### Aritra741's blog

By Aritra741, history, 9 months ago, ,

The problem is the following one:

Given an equation ax+by+cz=d, where a,b,c,d<=1e8 , find the number of non-negative integer solutions to this equation.

It will be very helpful if you provide me with an approach to solve this problem.

Problem source: UVA 12775

• +11

 » 9 months ago, # |   0 Auto comment: topic has been updated by Aritra741 (previous revision, new revision, compare).
 » 9 months ago, # |   +10 I think you should give source of your problem instead of explaining it yourself.It helps with two things:1) Verifying that it is not from an ongoing contest2) You have not missed out anything / omitted anything, thinking it might be useless, when it is not.One very basic thing is, you probably want non negative integer solutions for x,y,z.
•  » » 9 months ago, # ^ |   0 Thanks for pointing it out. I've updated the post.
 » 9 months ago, # |   0 Auto comment: topic has been updated by Aritra741 (previous revision, new revision, compare).
 » 9 months ago, # |   0 Anyone?
•  » » 9 months ago, # ^ | ← Rev. 2 →   +1 I think you missed out something important: $C / gcd(A,B,C) \geq 200 \Rightarrow C \geq 200$. Since $Cz \leq D$, that means that $z \leq \frac{D}{C} \leq \frac{D}{200}$. Therefore, you can try all possible values of $z$ (from $0$ to $\frac{D}{200}$), and for each value of $z$, you can calculate the number of solutions of $Ax+By = D-Cz$.I'm still interested in the solution for the general case of the problem.

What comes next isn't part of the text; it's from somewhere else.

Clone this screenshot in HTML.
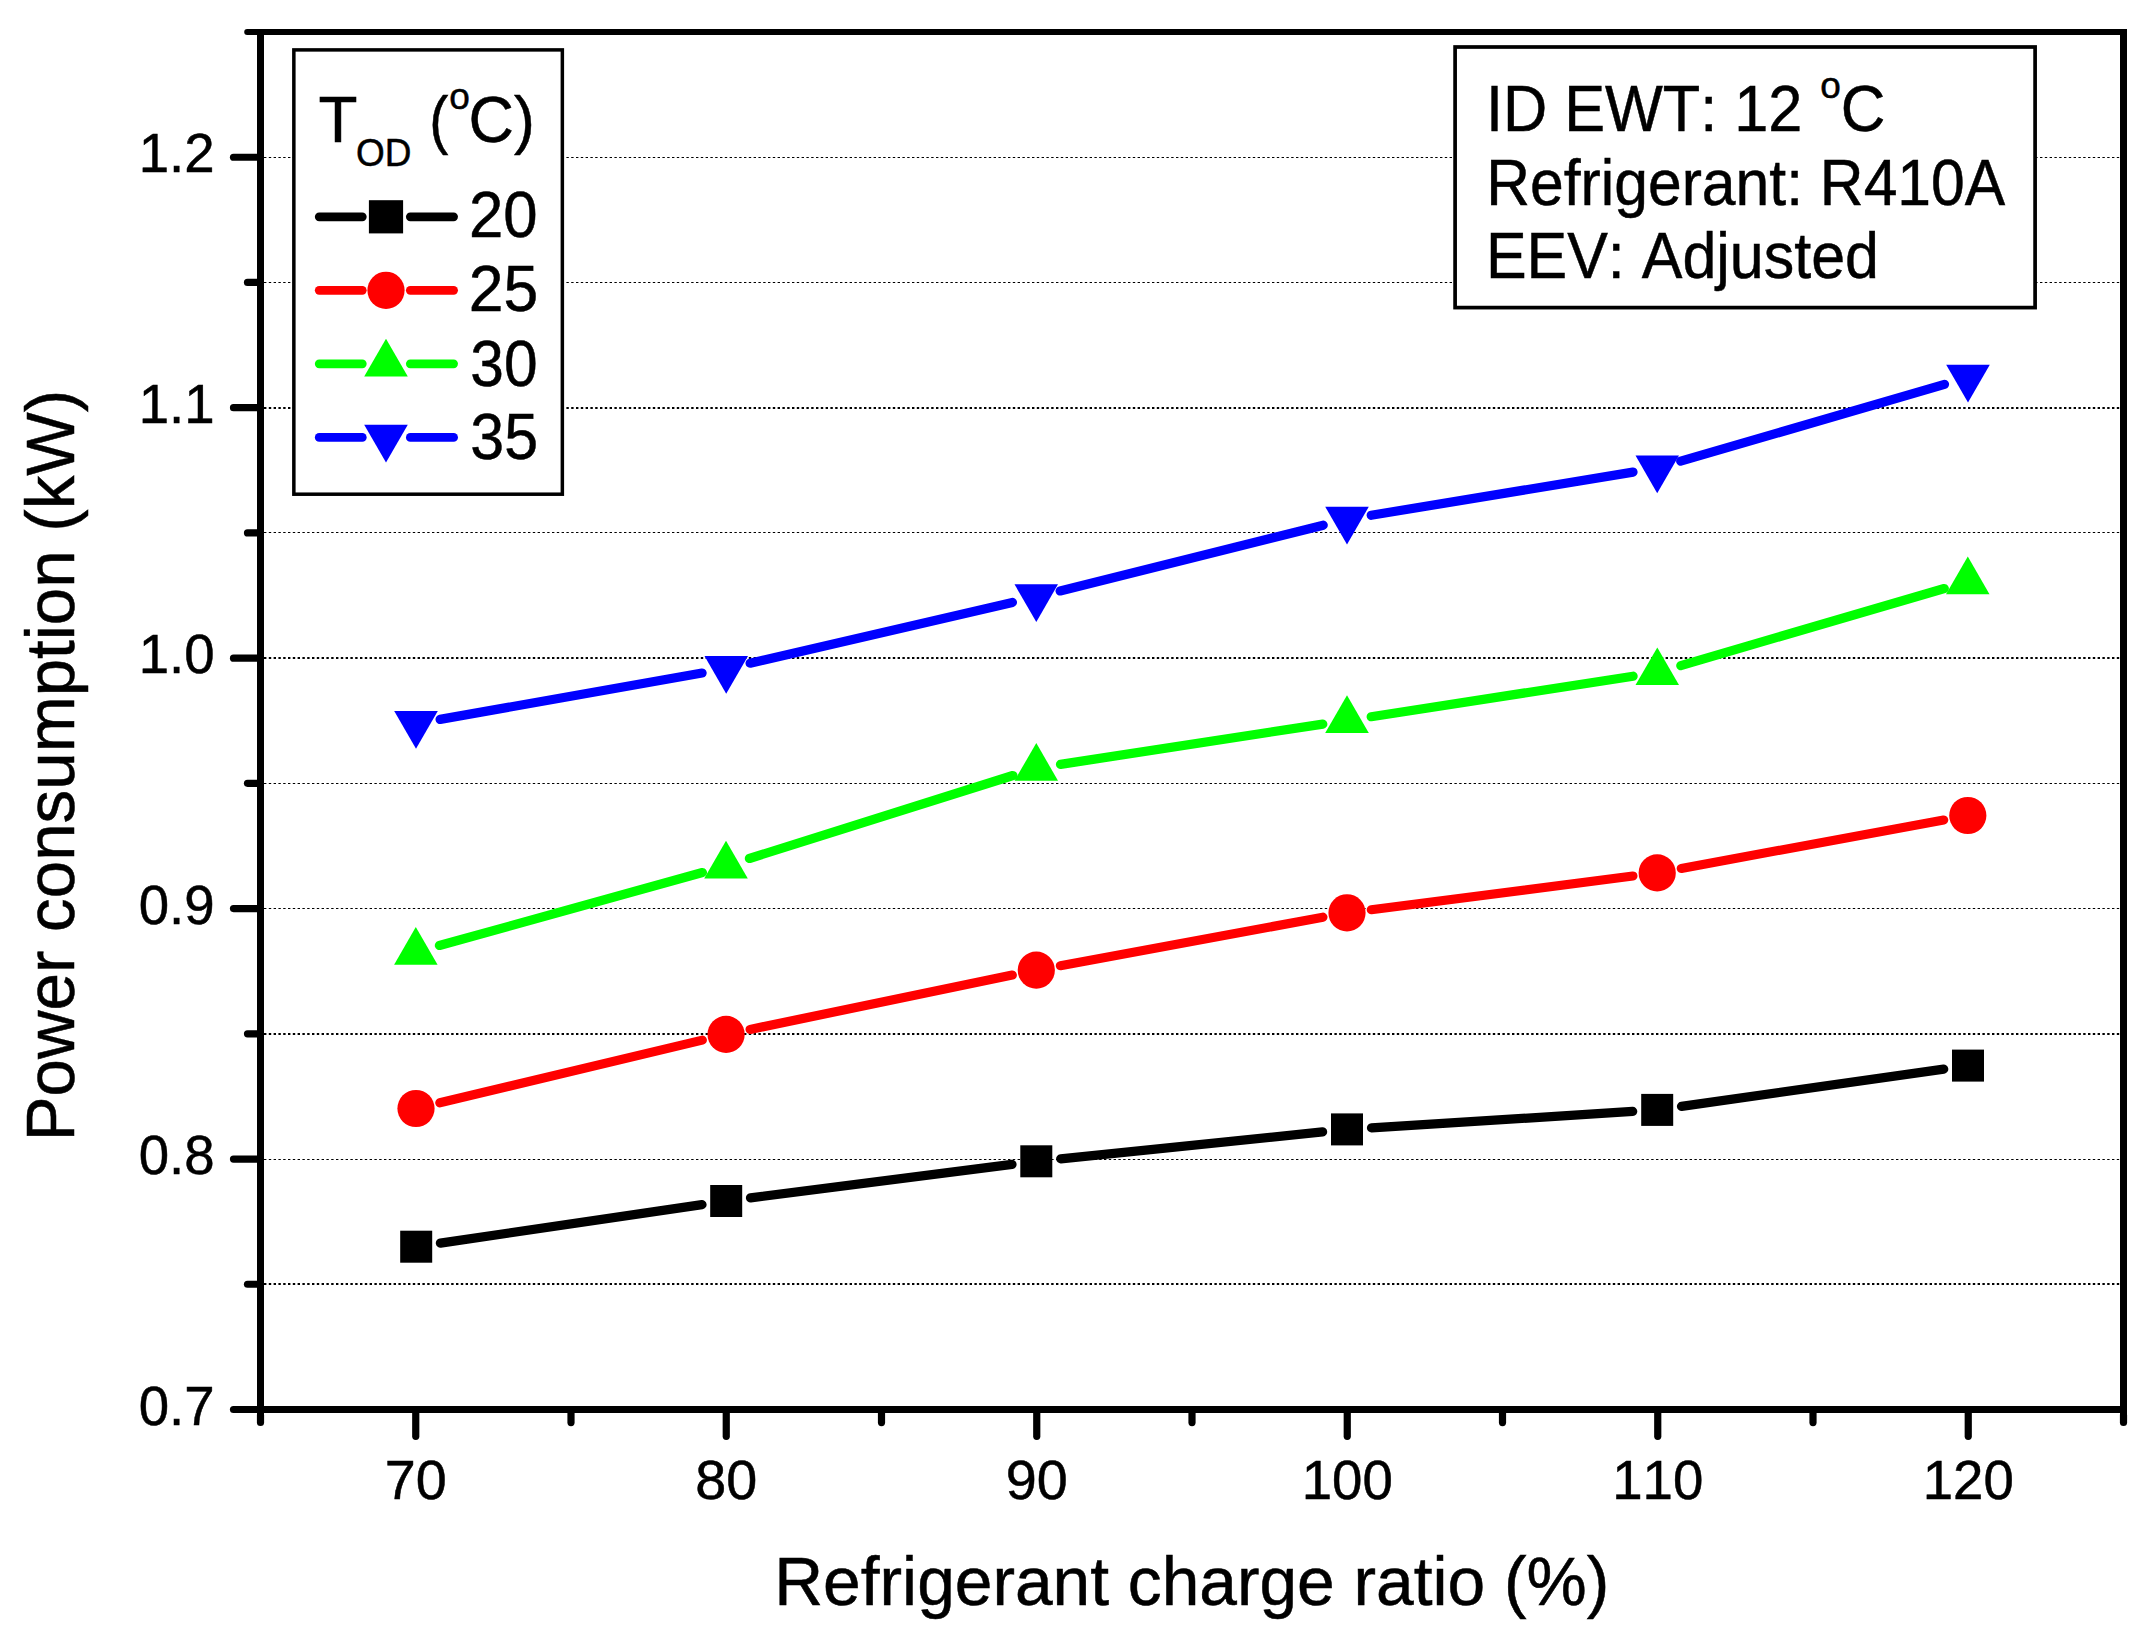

Using generating functions, I know that the number of solutions should be the coefficient of $x^D$ in $(\sum_{i=0}^\infty x^{Ai})(\sum_{i=0}^\infty x^{Bi})(\sum_{i=0}^\infty x^{Ci}) = \frac{1}{(1-x^{Ai})(1-x^{Bi})(1-x^{Ci})}$, but I'm unable to find a closed-form formula for that coefficient.
•  » » » 9 months ago, # ^ |   0 Great catch! Trying out all possible values will solve this problem. But I'm also interested in a general solution.